Introduction

In this chapter, we consider a very general and abstract online problem that generalizes various problems already studied in this book, e.g., paging and list accessing. For any generic problem, the cost paid by any online algorithm on the arrival of a new request is a function of its current state and the action taken to fulfil the new request. Typically, the chosen action also alters the state of the algorithm, which then determines the subsequent costs. To model this interplay between cost and state transitions, an abstract paradigm called the metrical task system (MTS) is defined, where there is a set of all possible states (one of them is occupied by any online algorithm at any time).

Requests arrive over time, and the cost of an online algorithm to serve or fulfil each request depends on the state from which it chooses to fulfil the request. This cost is called the state dependent cost.

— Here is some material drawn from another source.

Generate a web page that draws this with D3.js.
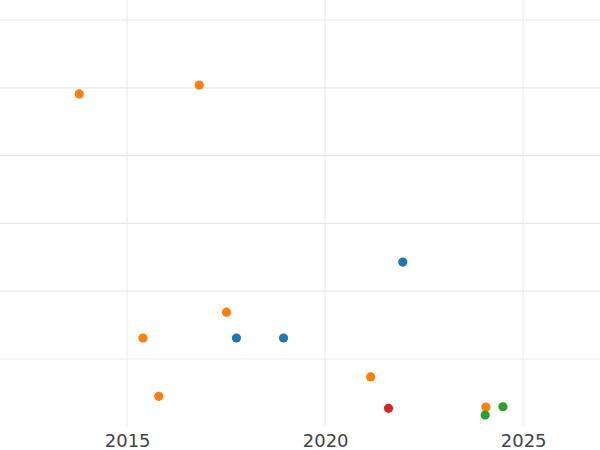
<!DOCTYPE html>
<html>
<head>
<meta charset="utf-8">
<script src="https://cdn.jsdelivr.net/npm/d3@7"></script>
<style>
  html, body { margin: 0; padding: 0; background: #fff; }
  svg { display: block; }
</style>
</head>
<body>
<svg id="chart" width="600" height="450"></svg>
<script>
// ---- data ----
const years  = [2013.79, 2016.82, 2015.40, 2015.80, 2017.51, 2017.76, 2018.95, 2021.96, 2021.15, 2021.60, 2024.06, 2024.04, 2024.49];
const values = [49.1,    50.4,    13.1,    4.5,     16.9,    13.1,    13.1,    24.3,    7.35,    2.73,    2.92,    1.74,    2.96];
const groups = ["B",     "B",     "B",     "B",     "B",     "A",     "A",     "A",     "B",     "D",     "B",     "C",     "C"];
const groupNames = ["A", "B", "C", "D"];
const xTickValues = [2015, 2020, 2025];
const yGridValues = [10, 20, 30, 40, 50, 60];

// ---- layout ----
const W = 600, H = 450;
const plotBottom = 426.8;
const svg = d3.select("#chart");

const x = d3.scaleLinear().domain([2011.79, 2026.94]).range([0, W]);
const y = d3.scaleLinear().domain([0, 62.95]).range([plotBottom, 0]);
const color = d3.scaleOrdinal().domain(groupNames)
  .range(["#1f77b4", "#ff7f0e", "#2ca02c", "#d62728"]);

// horizontal grid
svg.append("g")
  .selectAll("line").data(yGridValues).join("line")
  .attr("x1", 0).attr("x2", W)
  .attr("y1", d => y(d)).attr("y2", d => y(d))
  .attr("stroke", "#e8e8e8").attr("stroke-width", 1.2);

// vertical grid
svg.append("g")
  .selectAll("line").data(xTickValues).join("line")
  .attr("x1", d => x(d)).attr("x2", d => x(d))
  .attr("y1", 0).attr("y2", plotBottom)
  .attr("stroke", "#ebebeb").attr("stroke-width", 1);

// x axis labels
const xAxis = d3.axisBottom(x).tickValues(xTickValues).tickFormat(d3.format("d"))
  .tickSize(0).tickPadding(7.1);
const gx = svg.append("g").attr("transform", `translate(0,${plotBottom})`).call(xAxis);
gx.select(".domain").remove();
gx.selectAll("text")
  .attr("font-family", "DejaVu Sans, sans-serif")
  .attr("font-size", 18)
  .attr("fill", "#444");

// points
const pts = years.map((yr, i) => ({ yr, v: values[i], g: groups[i] }));
svg.append("g")
  .selectAll("circle").data(pts).join("circle")
  .attr("cx", d => x(d.yr))
  .attr("cy", d => y(d.v))
  .attr("r", 4.6)
  .attr("fill", d => color(d.g));
</script>
</body>
</html>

If the online algorithm serves the newly arrived request from its current state, then the only cost it pays is the state dependent cost. Otherwise, it first transitions to a new state and then serves the request. In the event of a transition, the algorithm pays the state dependent cost of the new state in addition to the switching cost to move from the present state to the new state. The switching cost is restricted to satisfying the usual metric properties, e.g., the triangle inequality. The overall cost of an online algorithm is the sum of the state dependent cost and the switching cost, summed over all requests. This is a very generic formulation and can model any finite state dependent dynamical system.

We begin this chapter by deriving a lower bound on the competitive ratio of any deterministic algorithm for the MTS. Because of the generality of the MTS, the power of deterministic online algorithms is limited, and the competitive ratio of any deterministic online algorithm is at least 2|S| − 1, where |S| is the total number of states. Thus, more the number of states, more is the power that adversary has over an online algorithm. We next present a simple algorithm called work-function, based on the broad principle of dynamic programming, that achieves this lower bound exactly.